# [RECORDED DATA]
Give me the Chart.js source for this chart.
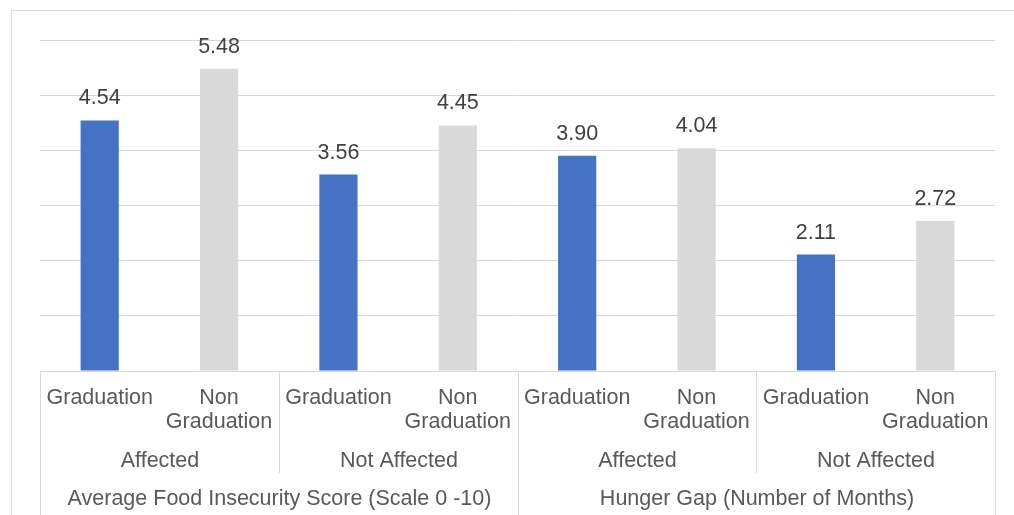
<!DOCTYPE html>
<html>
<head>
<meta charset="utf-8">
<script src="https://cdn.jsdelivr.net/npm/chart.js@4.4.1/dist/chart.umd.min.js"></script>
<style>
  html, body { margin: 0; padding: 0; background: #ffffff; }
  #wrap { position: relative; width: 1014px; height: 515px; }
</style>
</head>
<body>
<div id="wrap"><canvas id="chart" width="1014" height="515"></canvas></div>
<script>
// Bars, left to right
const programme = ["Graduation", "Non Graduation", "Graduation", "Non Graduation",
                   "Graduation", "Non Graduation", "Graduation", "Non Graduation"];
const shockStatus = ["Affected", "Not Affected", "Affected", "Not Affected"];
const indicators = ["Average Food Insecurity Score (Scale 0 -10)", "Hunger Gap (Number of Months)"];
const values = [4.54, 5.48, 3.56, 4.45, 3.90, 4.04, 2.11, 2.72];
const yTicks = [0, 1, 2, 3, 4, 5, 6];

const seriesColors = { "Graduation": "#4472C4", "Non Graduation": "#D9D9D9" };
const LINE = "#D9D9D9";
const TEXT = "#595959";
const FONT = "21.5px 'Liberation Sans', Arial, sans-serif";

function hline(ctx, x1, x2, y) {
  ctx.beginPath(); ctx.moveTo(x1, y); ctx.lineTo(x2, y); ctx.stroke();
}
function vline(ctx, x, y1, y2) {
  ctx.beginPath(); ctx.moveTo(x, y1); ctx.lineTo(x, y2); ctx.stroke();
}

// Outer frame of the chart object
const framePlugin = {
  id: "frame",
  beforeDraw(chart) {
    const ctx = chart.ctx;
    ctx.save();
    ctx.fillStyle = "#ffffff";
    ctx.fillRect(0, 0, chart.width, chart.height);
    ctx.strokeStyle = LINE;
    ctx.lineWidth = 1;
    hline(ctx, 11, chart.width, 10.5);
    vline(ctx, 11.5, 10, chart.height);
    ctx.restore();
  }
};

// Value labels above each bar
const valueLabels = {
  id: "valueLabels",
  afterDatasetsDraw(chart) {
    const ctx = chart.ctx;
    const meta = chart.getDatasetMeta(0);
    ctx.save();
    ctx.font = FONT;
    ctx.fillStyle = "#404040";
    ctx.textAlign = "center";
    ctx.textBaseline = "middle";
    meta.data.forEach((bar, i) => {
      ctx.fillText(values[i].toFixed(2), bar.x, bar.y - 22);
    });
    ctx.restore();
  }
};

// Three-level category axis under the plot
const groupedAxis = {
  id: "groupedAxis",
  afterDraw(chart) {
    const ctx = chart.ctx;
    const area = chart.chartArea;
    const n = programme.length;
    const step = (area.right - area.left) / n;
    const top = area.bottom;
    const bottom = chart.height;
    const row2Bottom = top + 102;
    const edge = i => Math.round(area.left + i * step) + 0.5;

    ctx.save();
    ctx.strokeStyle = LINE;
    ctx.lineWidth = 1;
    hline(ctx, area.left, area.right, top + 0.5);
    // outer and indicator borders run to the bottom
    for (let i = 0; i <= n; i += 4) vline(ctx, edge(i), top, bottom);
    // shock-status borders stop under the second row
    for (let i = 2; i < n; i += 4) vline(ctx, edge(i), top, row2Bottom);

    ctx.font = FONT;
    ctx.fillStyle = TEXT;
    ctx.textAlign = "center";
    ctx.textBaseline = "middle";
    const scale = chart.scales.x;
    programme.forEach((label, i) => {
      const cx = scale.getPixelForValue(i);
      const lines = label.split(" ");
      lines.forEach((ln, k) => ctx.fillText(ln, cx, top + 27 + k * 24));
    });
    shockStatus.forEach((label, g) => {
      const cx = (edge(g * 2) + edge(g * 2 + 2)) / 2;
      ctx.fillText(label, cx, top + 90);
    });
    indicators.forEach((label, g) => {
      const cx = (edge(g * 4) + edge(g * 4 + 4)) / 2;
      ctx.fillText(label, cx, top + 128);
    });
    ctx.restore();
  }
};

new Chart(document.getElementById("chart"), {
  type: "bar",
  data: {
    labels: programme.map((p, i) => i),
    datasets: [{
      data: values,
      backgroundColor: programme.map(p => seriesColors[p]),
      borderWidth: 0,
      categoryPercentage: 1,
      barPercentage: 0.32
    }]
  },
  options: {
    responsive: false,
    animation: false,
    events: [],
    layout: { padding: { left: 40, right: 19, top: 40, bottom: 144 } },
    plugins: { legend: { display: false }, tooltip: { enabled: false }, title: { display: false } },
    scales: {
      x: {
        display: true,
        grid: { display: false, drawTicks: false },
        border: { display: false },
        ticks: { display: false }
      },
      y: {
        min: yTicks[0],
        max: yTicks[yTicks.length - 1],
        afterBuildTicks: axis => { axis.ticks = yTicks.map(v => ({ value: v })); },
        grid: { color: LINE, lineWidth: 1, drawTicks: false },
        border: { display: false },
        ticks: { display: false }
      }
    }
  },
  plugins: [framePlugin, valueLabels, groupedAxis]
});
</script>
</body>
</html>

# [WRITTEN PROBLEM]
Write out each line again precisely as it appears, skipping every picture.

# [TASK SOLUTION]
Give me the Chart.js source for this chart.
<!DOCTYPE html>
<html>
<head>
<meta charset="utf-8">
<script src="https://cdn.jsdelivr.net/npm/chart.js@4.4.1/dist/chart.umd.min.js"></script>
<style>
  html, body { margin: 0; padding: 0; background: #ffffff; }
  #wrap { position: relative; width: 1014px; height: 515px; }
</style>
</head>
<body>
<div id="wrap"><canvas id="chart" width="1014" height="515"></canvas></div>
<script>
// Bars, left to right
const programme = ["Graduation", "Non Graduation", "Graduation", "Non Graduation",
                   "Graduation", "Non Graduation", "Graduation", "Non Graduation"];
const shockStatus = ["Affected", "Not Affected", "Affected", "Not Affected"];
const indicators = ["Average Food Insecurity Score (Scale 0 -10)", "Hunger Gap (Number of Months)"];
const values = [4.54, 5.48, 3.56, 4.45, 3.90, 4.04, 2.11, 2.72];
const yTicks = [0, 1, 2, 3, 4, 5, 6];

const seriesColors = { "Graduation": "#4472C4", "Non Graduation": "#D9D9D9" };
const LINE = "#D9D9D9";
const TEXT = "#595959";
const FONT = "21.5px 'Liberation Sans', Arial, sans-serif";

function hline(ctx, x1, x2, y) {
  ctx.beginPath(); ctx.moveTo(x1, y); ctx.lineTo(x2, y); ctx.stroke();
}
function vline(ctx, x, y1, y2) {
  ctx.beginPath(); ctx.moveTo(x, y1); ctx.lineTo(x, y2); ctx.stroke();
}

// Outer frame of the chart object
const framePlugin = {
  id: "frame",
  beforeDraw(chart) {
    const ctx = chart.ctx;
    ctx.save();
    ctx.fillStyle = "#ffffff";
    ctx.fillRect(0, 0, chart.width, chart.height);
    ctx.strokeStyle = LINE;
    ctx.lineWidth = 1;
    hline(ctx, 11, chart.width, 10.5);
    vline(ctx, 11.5, 10, chart.height);
    ctx.restore();
  }
};

// Value labels above each bar
const valueLabels = {
  id: "valueLabels",
  afterDatasetsDraw(chart) {
    const ctx = chart.ctx;
    const meta = chart.getDatasetMeta(0);
    ctx.save();
    ctx.font = FONT;
    ctx.fillStyle = "#404040";
    ctx.textAlign = "center";
    ctx.textBaseline = "middle";
    meta.data.forEach((bar, i) => {
      ctx.fillText(values[i].toFixed(2), bar.x, bar.y - 22);
    });
    ctx.restore();
  }
};

// Three-level category axis under the plot
const groupedAxis = {
  id: "groupedAxis",
  afterDraw(chart) {
    const ctx = chart.ctx;
    const area = chart.chartArea;
    const n = programme.length;
    const step = (area.right - area.left) / n;
    const top = area.bottom;
    const bottom = chart.height;
    const row2Bottom = top + 102;
    const edge = i => Math.round(area.left + i * step) + 0.5;

    ctx.save();
    ctx.strokeStyle = LINE;
    ctx.lineWidth = 1;
    hline(ctx, area.left, area.right, top + 0.5);
    // outer and indicator borders run to the bottom
    for (let i = 0; i <= n; i += 4) vline(ctx, edge(i), top, bottom);
    // shock-status borders stop under the second row
    for (let i = 2; i < n; i += 4) vline(ctx, edge(i), top, row2Bottom);

    ctx.font = FONT;
    ctx.fillStyle = TEXT;
    ctx.textAlign = "center";
    ctx.textBaseline = "middle";
    const scale = chart.scales.x;
    programme.forEach((label, i) => {
      const cx = scale.getPixelForValue(i);
      const lines = label.split(" ");
      lines.forEach((ln, k) => ctx.fillText(ln, cx, top + 27 + k * 24));
    });
    shockStatus.forEach((label, g) => {
      const cx = (edge(g * 2) + edge(g * 2 + 2)) / 2;
      ctx.fillText(label, cx, top + 90);
    });
    indicators.forEach((label, g) => {
      const cx = (edge(g * 4) + edge(g * 4 + 4)) / 2;
      ctx.fillText(label, cx, top + 128);
    });
    ctx.restore();
  }
};

new Chart(document.getElementById("chart"), {
  type: "bar",
  data: {
    labels: programme.map((p, i) => i),
    datasets: [{
      data: values,
      backgroundColor: programme.map(p => seriesColors[p]),
      borderWidth: 0,
      categoryPercentage: 1,
      barPercentage: 0.32
    }]
  },
  options: {
    responsive: false,
    animation: false,
    events: [],
    layout: { padding: { left: 40, right: 19, top: 40, bottom: 144 } },
    plugins: { legend: { display: false }, tooltip: { enabled: false }, title: { display: false } },
    scales: {
      x: {
        display: true,
        grid: { display: false, drawTicks: false },
        border: { display: false },
        ticks: { display: false }
      },
      y: {
        min: yTicks[0],
        max: yTicks[yTicks.length - 1],
        afterBuildTicks: axis => { axis.ticks = yTicks.map(v => ({ value: v })); },
        grid: { color: LINE, lineWidth: 1, drawTicks: false },
        border: { display: false },
        ticks: { display: false }
      }
    }
  },
  plugins: [framePlugin, valueLabels, groupedAxis]
});
</script>
</body>
</html>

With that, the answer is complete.